_Required task_. Copy out exactly the lines from the start of the data to the line containing "785, 838, 891]". Include both.
* START Provided entries *
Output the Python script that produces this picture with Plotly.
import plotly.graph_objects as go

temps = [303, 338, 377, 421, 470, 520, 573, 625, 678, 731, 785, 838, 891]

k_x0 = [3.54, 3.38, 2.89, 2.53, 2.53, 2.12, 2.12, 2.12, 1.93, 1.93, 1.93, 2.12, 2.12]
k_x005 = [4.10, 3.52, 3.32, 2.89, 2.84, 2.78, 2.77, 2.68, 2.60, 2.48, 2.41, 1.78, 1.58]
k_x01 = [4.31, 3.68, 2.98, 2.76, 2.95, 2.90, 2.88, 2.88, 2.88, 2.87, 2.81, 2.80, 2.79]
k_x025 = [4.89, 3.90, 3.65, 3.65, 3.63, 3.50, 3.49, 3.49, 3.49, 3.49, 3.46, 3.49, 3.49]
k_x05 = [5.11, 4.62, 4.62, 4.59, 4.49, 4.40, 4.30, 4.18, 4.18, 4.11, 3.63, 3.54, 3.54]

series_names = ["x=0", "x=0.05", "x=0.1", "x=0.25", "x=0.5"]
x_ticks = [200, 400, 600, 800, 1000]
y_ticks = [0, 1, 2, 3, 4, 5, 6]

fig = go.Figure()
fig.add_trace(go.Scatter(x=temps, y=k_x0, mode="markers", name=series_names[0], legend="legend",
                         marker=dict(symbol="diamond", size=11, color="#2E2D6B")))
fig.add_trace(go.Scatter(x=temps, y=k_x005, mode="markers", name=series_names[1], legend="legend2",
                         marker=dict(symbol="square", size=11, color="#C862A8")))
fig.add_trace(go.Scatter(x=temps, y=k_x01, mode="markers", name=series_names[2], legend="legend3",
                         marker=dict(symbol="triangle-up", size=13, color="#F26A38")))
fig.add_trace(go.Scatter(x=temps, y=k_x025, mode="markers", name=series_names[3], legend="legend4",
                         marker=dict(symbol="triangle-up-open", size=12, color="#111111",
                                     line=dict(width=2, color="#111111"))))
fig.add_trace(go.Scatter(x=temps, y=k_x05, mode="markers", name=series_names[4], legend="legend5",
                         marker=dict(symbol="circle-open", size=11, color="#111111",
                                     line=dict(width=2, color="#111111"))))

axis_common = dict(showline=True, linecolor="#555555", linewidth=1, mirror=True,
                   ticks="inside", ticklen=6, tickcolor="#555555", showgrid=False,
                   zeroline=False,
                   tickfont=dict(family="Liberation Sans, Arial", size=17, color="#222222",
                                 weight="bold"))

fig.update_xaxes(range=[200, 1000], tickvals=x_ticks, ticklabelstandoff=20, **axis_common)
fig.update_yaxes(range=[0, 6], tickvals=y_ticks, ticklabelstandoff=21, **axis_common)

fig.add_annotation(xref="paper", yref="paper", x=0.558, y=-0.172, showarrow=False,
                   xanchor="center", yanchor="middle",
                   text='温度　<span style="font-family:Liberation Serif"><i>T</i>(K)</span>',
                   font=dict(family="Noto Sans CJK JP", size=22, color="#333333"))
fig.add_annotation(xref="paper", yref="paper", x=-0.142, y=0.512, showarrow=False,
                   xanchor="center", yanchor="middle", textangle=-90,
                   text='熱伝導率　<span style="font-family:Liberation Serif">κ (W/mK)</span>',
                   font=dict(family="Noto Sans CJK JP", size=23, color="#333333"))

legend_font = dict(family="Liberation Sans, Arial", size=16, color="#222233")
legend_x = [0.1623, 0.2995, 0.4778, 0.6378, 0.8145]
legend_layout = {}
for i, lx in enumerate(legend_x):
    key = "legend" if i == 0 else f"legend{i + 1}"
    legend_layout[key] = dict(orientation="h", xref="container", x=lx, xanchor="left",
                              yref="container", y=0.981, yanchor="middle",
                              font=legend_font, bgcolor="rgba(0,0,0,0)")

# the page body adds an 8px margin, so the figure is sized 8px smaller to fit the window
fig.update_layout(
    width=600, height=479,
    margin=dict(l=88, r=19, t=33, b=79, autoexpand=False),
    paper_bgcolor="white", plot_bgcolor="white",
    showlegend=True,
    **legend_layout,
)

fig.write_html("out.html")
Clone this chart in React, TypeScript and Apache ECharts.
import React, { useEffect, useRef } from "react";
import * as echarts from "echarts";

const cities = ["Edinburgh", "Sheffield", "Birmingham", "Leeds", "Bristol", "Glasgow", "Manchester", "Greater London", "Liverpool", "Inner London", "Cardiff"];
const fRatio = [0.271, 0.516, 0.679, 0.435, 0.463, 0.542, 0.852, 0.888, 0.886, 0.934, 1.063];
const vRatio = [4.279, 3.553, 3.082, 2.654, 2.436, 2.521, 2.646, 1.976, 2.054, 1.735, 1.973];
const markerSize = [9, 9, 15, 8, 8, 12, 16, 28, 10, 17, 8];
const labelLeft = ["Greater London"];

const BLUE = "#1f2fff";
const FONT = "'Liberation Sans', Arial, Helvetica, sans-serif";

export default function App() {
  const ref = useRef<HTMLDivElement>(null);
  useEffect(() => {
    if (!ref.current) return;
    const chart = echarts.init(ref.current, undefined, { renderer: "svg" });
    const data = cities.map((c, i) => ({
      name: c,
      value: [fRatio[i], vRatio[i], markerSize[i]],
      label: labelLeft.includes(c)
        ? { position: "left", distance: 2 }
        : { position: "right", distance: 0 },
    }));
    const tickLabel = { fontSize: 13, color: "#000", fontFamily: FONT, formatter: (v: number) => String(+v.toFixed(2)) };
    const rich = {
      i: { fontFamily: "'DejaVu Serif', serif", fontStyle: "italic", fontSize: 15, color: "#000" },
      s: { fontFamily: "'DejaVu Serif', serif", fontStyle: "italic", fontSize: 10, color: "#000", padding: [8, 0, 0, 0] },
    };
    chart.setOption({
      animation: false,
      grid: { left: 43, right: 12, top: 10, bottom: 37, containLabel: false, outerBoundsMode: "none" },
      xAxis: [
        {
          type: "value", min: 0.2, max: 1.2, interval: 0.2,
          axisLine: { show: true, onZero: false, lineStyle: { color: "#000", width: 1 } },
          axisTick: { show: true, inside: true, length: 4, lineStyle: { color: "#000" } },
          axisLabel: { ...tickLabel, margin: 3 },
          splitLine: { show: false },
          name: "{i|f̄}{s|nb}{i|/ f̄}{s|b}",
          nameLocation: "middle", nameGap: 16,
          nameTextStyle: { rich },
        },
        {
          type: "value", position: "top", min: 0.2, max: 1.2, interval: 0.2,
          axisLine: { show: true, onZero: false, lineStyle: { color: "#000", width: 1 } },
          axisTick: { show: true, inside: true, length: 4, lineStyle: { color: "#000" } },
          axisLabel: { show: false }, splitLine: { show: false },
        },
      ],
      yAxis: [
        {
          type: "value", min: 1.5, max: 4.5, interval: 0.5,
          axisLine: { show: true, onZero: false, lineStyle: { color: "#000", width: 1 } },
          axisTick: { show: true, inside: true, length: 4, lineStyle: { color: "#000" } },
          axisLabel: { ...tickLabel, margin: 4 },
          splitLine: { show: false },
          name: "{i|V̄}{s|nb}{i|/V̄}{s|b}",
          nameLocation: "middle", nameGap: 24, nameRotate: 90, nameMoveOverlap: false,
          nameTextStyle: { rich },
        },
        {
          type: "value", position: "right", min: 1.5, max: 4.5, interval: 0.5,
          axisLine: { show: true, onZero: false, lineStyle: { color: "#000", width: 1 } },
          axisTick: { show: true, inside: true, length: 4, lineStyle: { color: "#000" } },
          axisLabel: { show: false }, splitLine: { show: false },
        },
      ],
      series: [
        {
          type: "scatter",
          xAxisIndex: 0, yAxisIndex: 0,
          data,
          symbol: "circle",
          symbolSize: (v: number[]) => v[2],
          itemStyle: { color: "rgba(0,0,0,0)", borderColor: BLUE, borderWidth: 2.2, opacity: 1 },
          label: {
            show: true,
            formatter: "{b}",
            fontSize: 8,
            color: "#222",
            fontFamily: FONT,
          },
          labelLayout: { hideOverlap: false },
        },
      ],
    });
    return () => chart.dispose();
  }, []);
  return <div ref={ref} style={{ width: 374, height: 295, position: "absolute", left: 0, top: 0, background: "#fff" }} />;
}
* END Provided entries *
_Response_.
Output the Python script that produces this picture with Plotly.
import plotly.graph_objects as go

temps = [303, 338, 377, 421, 470, 520, 573, 625, 678, 731, 785, 838, 891]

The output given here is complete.